Saturday 15 June 2013

Filling the bucket

Everybody has a bucket.

Some buckets are full of joy and happiness. Hobbies and friends. Love and laughter.

They're the lucky ones.

Other buckets are full of sorrow and despair. Bad habits and vicious circles. Clouds and regret.

All our buckets are different  but have one thing in common...they're OUR bucket. Whether we like it or not, we feel quite attached to our bucket.  We feel a bit weird and out of sorts if something goes missing from our bucket, we prefer to keep it full.

So, it's all very well taking the sad and lonely, the negative thinking or even the self medicating out of somebody's bucket...but what does that leave? Not a lot. Those things, as unpleasant and uncomfortable as they are, are what that bucket keeper knows. What they're used to. And without them? Their bucket is empty.

Help someone quit smoking without understanding the underlying cause and it's very likely they'll find a new outlet or vice...I've seen it happen.

Cut out all the junk food and drinking without realising what need it was fulfilling, or finding a healthy new source of pleasure or a satisfying new diet and lifestyle to replace it, and you'll end up feeling deprived and miserable. And reaching for the cake...I'm living proof that it happens. Again. And again

To put it another way: The absence of dis-ease, does not at all guarantee the presence of ease.

Which is, of course, why the very field of positive psychology began.  The whole of psychology, until the positive lot came along, is based on a 'disease' model, occupied with what's wrong with people. With easing hardship and misery. On weakness. On removing pain.

But if all somebody is used to feeling is pain, what are they supposed to feel when the pain is gone?  Is feeling empty supposed to be any better than feeling sad?

Martin Seligman and co. didn't think so. And neither do I.

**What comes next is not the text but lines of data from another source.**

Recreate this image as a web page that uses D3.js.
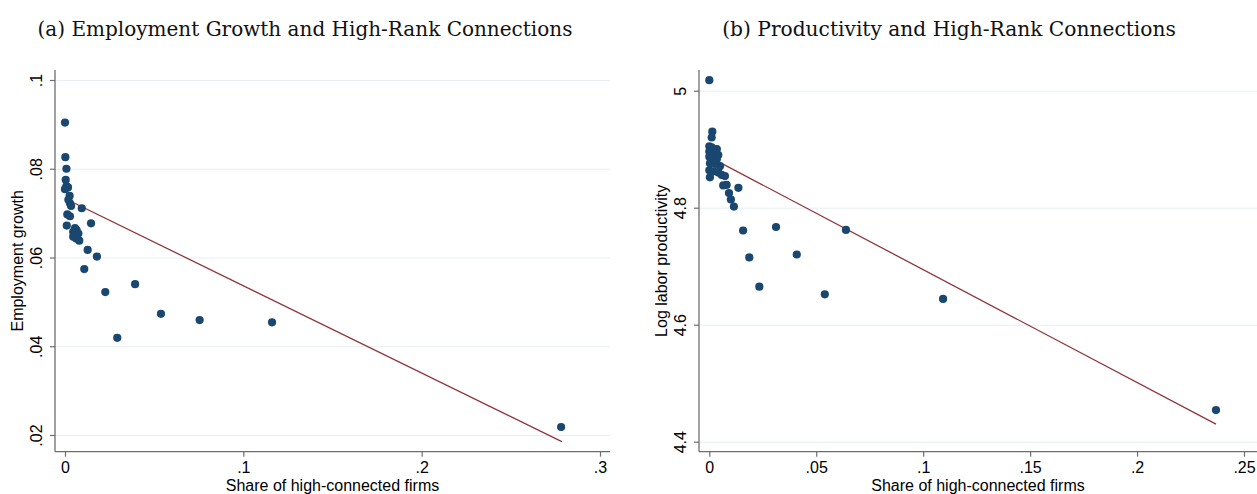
<!DOCTYPE html>
<html>
<head>
<meta charset="utf-8">
<script src="https://cdn.jsdelivr.net/npm/d3@7"></script>
<style>
  body { margin: 0; background: #fff; }
  svg { display: block; }
  .tick text { font-family: "Liberation Sans", Arial, sans-serif; font-size: 16px; fill: #000; }
  .axis-title { font-family: "Liberation Sans", Arial, sans-serif; font-size: 16px; fill: #000; }
  .panel-title { font-family: "DejaVu Serif", serif; fill: #111; }
</style>
</head>
<body>
<script>
// panel (a): employment growth vs share of high-connected firms
const empShare = [0.0000, 0.0002, 0.0008, 0.0004, 0.0008, 0.0017, 0.0000, 0.0026, 0.0019, 0.0028,
  0.0034, 0.0094, 0.0013, 0.0028, 0.0146, 0.0010, 0.0056, 0.0065, 0.0046, 0.0075,
  0.0046, 0.0062, 0.0080, 0.0127, 0.0179, 0.0108, 0.0226, 0.0393, 0.0293, 0.0538,
  0.0755, 0.1161, 0.2782];
const empGrowth = [0.0904, 0.0826, 0.0800, 0.0775, 0.0761, 0.0758, 0.0754, 0.0739, 0.0730, 0.0722,
  0.0716, 0.0711, 0.0697, 0.0693, 0.0677, 0.0672, 0.0666, 0.0662, 0.0658, 0.0654,
  0.0647, 0.0643, 0.0638, 0.0617, 0.0602, 0.0574, 0.0522, 0.0540, 0.0419, 0.0473,
  0.0459, 0.0454, 0.0218];
const empFitX = [0.0000, 0.2786];
const empFitY = [0.0733, 0.0185];
const empXTicks = [0, 0.1, 0.2, 0.3];
const empXLabels = ['0', '.1', '.2', '.3'];
const empYTicks = [0.02, 0.04, 0.06, 0.08, 0.1];
const empYLabels = ['.02', '.04', '.06', '.08', '.1'];

// panel (b): log labor productivity vs share of high-connected firms
const prodShare = [0.0000, 0.0014, 0.0011, 0.0000, 0.0011, 0.0035, 0.0000, 0.0019, 0.0042, 0.0000,
  0.0011, 0.0035, 0.0003, 0.0027, 0.0050, 0.0000, 0.0019, 0.0042, 0.0058, 0.0073,
  0.0003, 0.0065, 0.0081, 0.0136, 0.0092, 0.0101, 0.0115, 0.0158, 0.0312, 0.0187,
  0.0234, 0.0409, 0.0540, 0.0639, 0.1093, 0.2369];
const prodLog = [5.018, 4.930, 4.920, 4.905, 4.903, 4.900, 4.896, 4.893, 4.890, 4.887,
  4.884, 4.883, 4.876, 4.875, 4.871, 4.864, 4.862, 4.860, 4.856, 4.854,
  4.852, 4.838, 4.839, 4.834, 4.825, 4.814, 4.802, 4.761, 4.767, 4.715,
  4.665, 4.720, 4.652, 4.762, 4.644, 4.454];
const prodFitX = [0.0000, 0.2369];
const prodFitY = [4.887, 4.430];
const prodXTicks = [0, 0.05, 0.1, 0.15, 0.2, 0.25];
const prodXLabels = ['0', '.05', '.1', '.15', '.2', '.25'];
const prodYTicks = [4.4, 4.6, 4.8, 5];
const prodYLabels = ['4.4', '4.6', '4.8', '5'];

const W = 1257, H = 494;
const dotColor = '#1a476f', fitColor = '#90353b', axisColor = '#6e6e6e', gridColor = '#e6eef1';

const svg = d3.select('body').append('svg')
    .attr('width', W)
    .attr('height', H);

const panels = [
  {
    title: '(a) Employment Growth and High-Rank Connections', titleX: 305, titleW: 535,
    ytitle: 'Employment growth', ytitleX: 22.5,
    left: 55, right: 610, top: 70, bottom: 451.7,
    xDomain: [0, 0.3], xRange: [65, 600], yDomain: [0.02, 0.1], yRange: [435, 80],
    xs: empShare, ys: empGrowth, fx: empFitX, fy: empFitY,
    xt: empXTicks, xl: empXLabels, yt: empYTicks, yl: empYLabels
  },
  {
    title: '(b) Productivity and High-Rank Connections', titleX: 949, titleW: 454,
    ytitle: 'Log labor productivity', ytitleX: 666.5,
    left: 699, right: 1257, top: 70, bottom: 451.7,
    xDomain: [0, 0.25], xRange: [709.3, 1244], yDomain: [4.4, 5], yRange: [441.7, 90.7],
    xs: prodShare, ys: prodLog, fx: prodFitX, fy: prodFitY,
    xt: prodXTicks, xl: prodXLabels, yt: prodYTicks, yl: prodYLabels
  }
];

panels.forEach(p => {
  const g = svg.append('g');
  const xScale = d3.scaleLinear().domain(p.xDomain).range(p.xRange);
  const yScale = d3.scaleLinear().domain(p.yDomain).range(p.yRange);

  // gridlines
  g.append('g')
      .attr('transform', `translate(${p.left},0)`)
      .call(d3.axisLeft(yScale).tickValues(p.yt).tickSize(-(p.right - p.left)).tickFormat(''))
      .call(s => s.select('.domain').remove())
      .selectAll('line')
      .attr('stroke', gridColor)
      .attr('stroke-width', 1);

  // fit line
  const fit = p.fx.map((x, i) => [x, p.fy[i]]);
  g.append('path')
      .datum(fit)
      .attr('fill', 'none')
      .attr('stroke', fitColor)
      .attr('stroke-width', 1.3)
      .attr('d', d3.line().x(d => xScale(d[0])).y(d => yScale(d[1])));

  // dots
  const pts = p.xs.map((x, i) => [x, p.ys[i]]);
  g.selectAll('.dot')
      .data(pts)
      .enter()
      .append('circle')
      .classed('dot', true)
      .attr('cx', d => xScale(d[0]))
      .attr('cy', d => yScale(d[1]))
      .attr('r', 4.1)
      .attr('fill', dotColor);

  // y axis
  const yAxis = g.append('g')
      .attr('transform', `translate(${p.left},0)`)
      .call(d3.axisLeft(yScale).tickValues(p.yt).tickSize(5).tickFormat((d, i) => p.yl[i]));
  yAxis.select('.domain').remove();
  yAxis.selectAll('.tick line').attr('stroke', axisColor).attr('stroke-width', 1.2);
  yAxis.selectAll('.tick text')
      .attr('transform', 'rotate(-90)')
      .attr('x', 0)
      .attr('y', -13)
      .attr('dy', 0)
      .attr('text-anchor', 'middle');

  // x axis
  const xAxis = g.append('g')
      .attr('transform', `translate(0,${p.bottom})`)
      .call(d3.axisBottom(xScale).tickValues(p.xt).tickSize(5).tickFormat((d, i) => p.xl[i]));
  xAxis.select('.domain').remove();
  xAxis.selectAll('.tick line').attr('stroke', axisColor).attr('stroke-width', 1.2);
  xAxis.selectAll('.tick text').attr('y', 0).attr('dy', 21.5);

  // axis lines
  g.append('line')
      .attr('x1', p.left).attr('x2', p.left)
      .attr('y1', p.top).attr('y2', p.bottom)
      .attr('stroke', axisColor).attr('stroke-width', 1.3);
  g.append('line')
      .attr('x1', p.left).attr('x2', p.right)
      .attr('y1', p.bottom).attr('y2', p.bottom)
      .attr('stroke', axisColor).attr('stroke-width', 1.3);

  // axis titles
  g.append('text')
      .classed('axis-title', true)
      .attr('x', (p.left + p.right) / 2)
      .attr('y', 491)
      .attr('text-anchor', 'middle')
      .text('Share of high-connected firms');

  g.append('text')
      .classed('axis-title', true)
      .attr('transform', `translate(${p.ytitleX},${(p.top + p.bottom) / 2}) rotate(-90)`)
      .attr('text-anchor', 'middle')
      .text(p.ytitle);

  // panel title, sized to the reference width
  const t = g.append('text')
      .classed('panel-title', true)
      .attr('x', p.titleX)
      .attr('y', 36)
      .attr('text-anchor', 'middle')
      .style('font-size', '17px')
      .text(p.title);
  const w = t.node().getComputedTextLength();
  t.style('font-size', (17 * p.titleW / w).toFixed(2) + 'px');
});
</script>
</body>
</html>
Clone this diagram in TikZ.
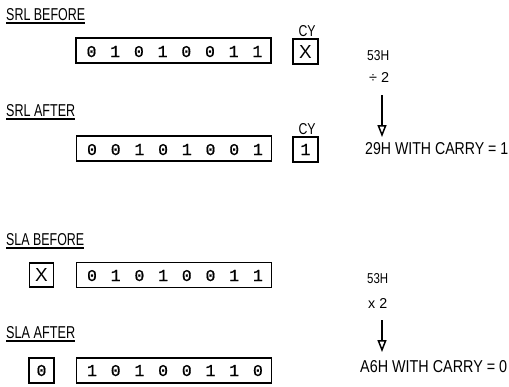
\documentclass[tikz,border=0pt]{standalone}
\usepackage{fontspec}
\usepackage{graphicx}
\setmainfont{Liberation Sans}
\newfontfamily\digfont{Liberation Mono}[FakeBold=0.8]
\usetikzlibrary{arrows.meta}
\newcommand{\fitT}[3]{\resizebox{#1pt}{#2pt}{#3}}
\newcommand{\dg}[1]{\resizebox{!}{11pt}{\digfont #1}}
\begin{document}
\begin{tikzpicture}[x=1pt,y=-1pt,
  lbl/.style={inner sep=0pt, anchor=base west},
  box/.style={draw, line width=1.8pt, inner sep=0pt},
  dig/.style={inner sep=0pt, anchor=base},
  ul/.style={line width=1.6pt},
  arr/.style={line width=2pt, -{Triangle[open, width=9pt, length=12pt, line width=1.5pt]}}]
\useasboundingbox (0,0) rectangle (509,386);

% headings
\node[lbl] (h1) at (6,20) {\fitT{79}{12}{SRL BEFORE}};
\node[lbl] (h2) at (6,116) {\fitT{69}{12}{SRL AFTER}};
\node[lbl] (h3) at (6,245) {\fitT{78}{12}{SLA BEFORE}};
\node[lbl] (h4) at (6,338) {\fitT{69}{12}{SLA AFTER}};
\foreach \h in {h1,h2,h3,h4}
  \draw[ul] ([yshift=-3pt]\h.base west) -- ([yshift=-3pt]\h.base east);

% registers
\node[box, minimum width=195pt, minimum height=25pt] (r1) at (173.5,50.5) {};
\foreach \d [count=\i from 0] in {0,1,0,1,0,0,1,1}
  \node[dig] (r1d\i) at (91.5+23.7*\i, 57) {\dg{\d}};
\node[box, minimum width=195pt, minimum height=25pt] (r2) at (174,148.5) {};
\foreach \d [count=\i from 0] in {0,0,1,0,1,0,0,1}
  \node[dig] (r2d\i) at (92+23.7*\i, 155) {\dg{\d}};
\node[box, minimum width=195pt, minimum height=25pt] (r3) at (174,275) {};
\foreach \d [count=\i from 0] in {0,1,0,1,0,0,1,1}
  \node[dig] (r3d\i) at (92+23.7*\i, 281) {\dg{\d}};
\node[box, minimum width=195pt, minimum height=25pt] (r4) at (174,370.5) {};
\foreach \d [count=\i from 0] in {1,0,1,0,0,1,1,0}
  \node[dig] (r4d\i) at (92+23.7*\i, 376) {\dg{\d}};

% carry boxes
\node[lbl, anchor=base] (cyl1) at (307,36) {\fitT{17}{11}{CY}};
\node[box, minimum size=25pt] (cy1) at (305.5,51.5) {\resizebox{!}{13pt}{X}};
\node[lbl, anchor=base] (cyl2) at (307,134) {\fitT{17}{11}{CY}};
\node[box, minimum size=25pt] (cy2) at (305.5,149.5) {\dg{1}};
\node[box, minimum size=24pt] (cy3) at (41.5,275) {\resizebox{!}{13pt}{X}};
\node[box, minimum size=25pt] (cy4) at (41.5,370.5) {\dg{0}};

% right side notes
\node[lbl] (n1) at (367,60) {\fitT{22}{10}{53H}};
\node[lbl] (o1) at (369,82) {\fitT{20}{10}{÷ 2}};
\coordinate (a1s) at (382,95);
\coordinate (a1e) at (382,137);
\draw[arr] (a1s) -- (a1e);
\node[lbl] (res1) at (365,154) {\fitT{143}{12}{29H WITH CARRY = 1}};

\node[lbl] (n2) at (367,283) {\fitT{21}{10}{53H}};
\node[lbl] (o2) at (368,308) {\fitT{19}{10}{x 2}};
\coordinate (a2s) at (382,320);
\coordinate (a2e) at (382,352);
\draw[arr] (a2s) -- (a2e);
\node[lbl] (res2) at (360,372) {\fitT{147}{12}{A6H WITH CARRY = 0}};
\end{tikzpicture}
\end{document}
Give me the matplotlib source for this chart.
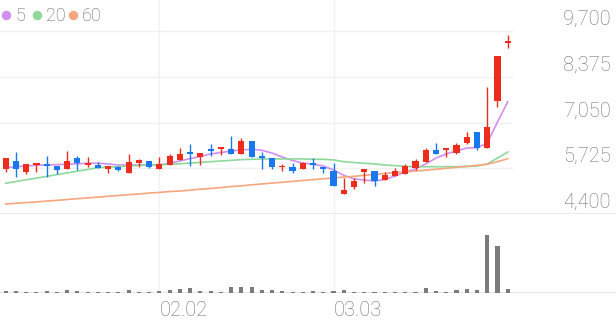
import matplotlib
matplotlib.use("Agg")
import matplotlib.pyplot as plt
from matplotlib.lines import Line2D
from matplotlib import transforms

# OHLC per Handelstag (50 Tage)
opens = [5695, 5945, 5625, 5830, 5850, 5790, 5695, 6015, 5830, 5830,
         5695, 5760, 5580, 5885, 5945, 5710, 5810, 5965, 6205, 6060,
         6285, 6290, 6285, 6130, 6525, 6080, 6015, 5760, 5770, 5710,
         5885, 5770, 5655, 4970, 5175, 5615, 5635, 5385, 5500, 5560,
         5725, 5905, 6245, 6255, 6160, 6450, 6785, 6305, 7675, 9360]
highs = [6015, 6185, 5840, 5885, 6080, 5790, 6225, 6080, 6060, 5915,
         5800, 5790, 6130, 5995, 5945, 6040, 6140, 6305, 6420, 6175,
         6420, 6310, 6660, 6590, 6525, 6205, 6015, 5840, 5870, 5915,
         6015, 5770, 5870, 5435, 5435, 5695, 5635, 5625, 5725, 5840,
         5985, 6305, 6450, 6305, 6465, 6765, 6785, 8085, 8985, 9585]
lows = [5625, 5465, 5560, 5625, 5465, 5560, 5695, 5675, 5770, 5725,
        5580, 5645, 5580, 5770, 5730, 5710, 5810, 5965, 5790, 5820,
        6090, 6100, 6130, 6130, 6060, 5695, 5695, 5645, 5595, 5710,
        5705, 5595, 5210, 4970, 5115, 5305, 5210, 5385, 5500, 5560,
        5675, 5905, 6130, 6060, 6130, 6420, 6255, 6305, 7510, 9200]
closes = [6015, 5695, 5840, 5885, 5790, 5675, 5945, 5870, 5850, 5725,
          5800, 5685, 5895, 5955, 5770, 5840, 6080, 6140, 6140, 6175,
          6225, 6310, 6130, 6525, 6060, 6015, 5770, 5800, 5655, 5885,
          5830, 5705, 5210, 5095, 5345, 5695, 5355, 5520, 5645, 5800,
          5945, 6255, 6130, 6305, 6400, 6620, 6305, 6910, 8985, 9420]

# Volumen (Tsd. Stueck)
volume = [170, 170, 100, 130, 170, 100, 330, 170, 130, 130,
          100, 100, 270, 100, 100, 200, 270, 430, 500, 200,
          200, 130, 600, 600, 570, 300, 270, 170, 100, 100,
          170, 70, 170, 330, 70, 70, 100, 130, 70, 70,
          130, 500, 200, 100, 270, 430, 270, 5770, 4700, 400]

# Gleitende Durchschnitte
ma5 = [5740, 5770, 5790, 5810, 5820, 5830, 5840, 5855, 5870, 5870,
       5850, 5820, 5820, 5820, 5820, 5820, 5870, 5935, 6005, 6065,
       6140, 6180, 6225, 6255, 6275, 6245, 6165, 6050, 5950, 5875,
       5840, 5790, 5675, 5520, 5415, 5385, 5355, 5400, 5500, 5615,
       5705, 5850, 6020, 6140, 6225, 6310, 6320, 6455, 7065, 7650]
ma20 = [5290, 5340, 5390, 5440, 5490, 5540, 5590, 5640, 5690, 5740,
        5760, 5775, 5790, 5805, 5820, 5830, 5840, 5855, 5875, 5895,
        5915, 5935, 5955, 5975, 5985, 5995, 5995, 5995, 5995, 5995,
        5985, 5985, 5965, 5915, 5890, 5870, 5850, 5820, 5800, 5780,
        5770, 5770, 5770, 5770, 5770, 5775, 5790, 5850, 6020, 6195]
ma60 = [4690, 4710, 4730, 4750, 4775, 4795, 4820, 4845, 4865, 4890,
        4915, 4935, 4960, 4980, 5005, 5025, 5050, 5065, 5090, 5120,
        5140, 5165, 5195, 5215, 5245, 5270, 5295, 5320, 5345, 5370,
        5395, 5420, 5445, 5470, 5490, 5520, 5545, 5575, 5600, 5620,
        5645, 5670, 5695, 5725, 5750, 5780, 5810, 5840, 5915, 6000]

price_ticks = [4400, 5725, 7050, 8375, 9700]
date_ticks = [15, 32]
date_labels = ["02.02", "03.03"]
ma_labels = ["5", "20", "60"]

RED = "#ec2c1c"
BLUE = "#1a78ee"
MA_COLORS = ["#d28ef0", "#8fd89c", "#f7a67e"]
TXT = "#727272"
GRID = "#f1f1f1"

W, H = 616, 321
fig = plt.figure(figsize=(W / 100, H / 100), dpi=100)
plt.rcParams['font.family'] = ['Roboto', 'DejaVu Sans']

x_left = -5.7 / 10.245
x_right = (W - 5.7) / 10.245
grid_end = 512 / W

####### Kurs-Panel ########
ax = fig.add_axes([0, 1 - 214 / H, 1, 214 / H])
ax.set_xlim(x_left, x_right)
ax.set_ylim(4400, 4400 + 214 * 1325 / 45.75)
ax.axis("off")

for v in price_ticks[1:]:
    ax.axhline(v, xmin=0, xmax=grid_end, color=GRID, lw=1, zorder=0)
ax.axhline(price_ticks[0], color="#e4e4e4", lw=1.2, zorder=0)
for d in date_ticks:
    ax.axvline(d, color=GRID, lw=1, zorder=0)

idx = list(range(len(closes)))
for i, c in enumerate(MA_COLORS):
    ax.plot(idx, [ma5, ma20, ma60][i], color=c, lw=1.2, zorder=2)

for i in idx:
    o, h, l, c = opens[i], highs[i], lows[i], closes[i]
    col = RED if c >= o else BLUE
    ax.vlines(i, l, h, color=col, lw=1.0, zorder=3)
    body = max(abs(c - o), 40)
    ax.bar(i, body, bottom=min(o, c), width=0.6, color=col, zorder=4, linewidth=0)

# Preisbeschriftung rechts, jeweils ueber der Linie
lab_trans = transforms.blended_transform_factory(ax.transAxes, ax.transData)
lab_trans = transforms.offset_copy(lab_trans, fig=fig, y=6, units="dots")
for v in price_ticks:
    ax.text(611 / W, v, f"{v:,}", transform=lab_trans, ha="right", va="baseline",
            fontsize=14.4, color=TXT, fontweight="light")

####### Volumen-Panel ########
axv = fig.add_axes([0, 1 - 293 / H, 1, 79 / H])
axv.set_xlim(x_left, x_right)
axv.set_ylim(0, 7900)
axv.axis("off")
axv.bar(idx, volume, width=0.4, color="#7b7b7b", linewidth=0, zorder=2)
axv.axhline(0, color="#e2e2e2", lw=1.2, zorder=1)
for d in date_ticks:
    axv.axvline(d, color=GRID, lw=1, zorder=0)

date_trans = transforms.blended_transform_factory(axv.transData, fig.transFigure)
for d, s in zip(date_ticks, date_labels):
    axv.text(d + 0.05, 1 - 316 / H, s, transform=date_trans, ha="left", va="baseline",
             fontsize=14.4, color=TXT, fontweight="light")

# Legende oben links
leg_dots = [6, 36.7, 73.3]
leg_text = [15, 46, 82]
for px, tx, c, s in zip(leg_dots, leg_text, MA_COLORS, ma_labels):
    fig.add_artist(Line2D([px / W], [1 - 15 / H], marker="o", ms=5.8, color=c,
                          transform=fig.transFigure, linestyle="none"))
    fig.text(tx / W, 1 - 21 / H, s, ha="left", va="baseline", fontsize=13,
             color="#666666", fontweight="light")

fig.savefig("out.png", dpi=100)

I absolutely love that positive psychology focuses not on what's wrong with people, but on all that is right with us. Studies not weaknesses but strengths. Focuses not just on removing hardship, but on cultivating happiness to flourish in its place.

the photo that inspired this post
Or in short, positive psychology is all about re-filing that bucket with sunshine once all the muck has been
tipped out.

Identify your muck. Dig it up. Throw it away.

let the sunshine in
But don't stop there.  Don't leave your bucket empty. Once the clouds are gone, work out how to fill your bucket back up, but this time with sunshine. Once you know what that bucket needs, what you need to do, then fill it right up. Right up to the top. And keep on topping it up every chance you get.

Cos every little gap in that sunshine, is room for the muck to seep back in.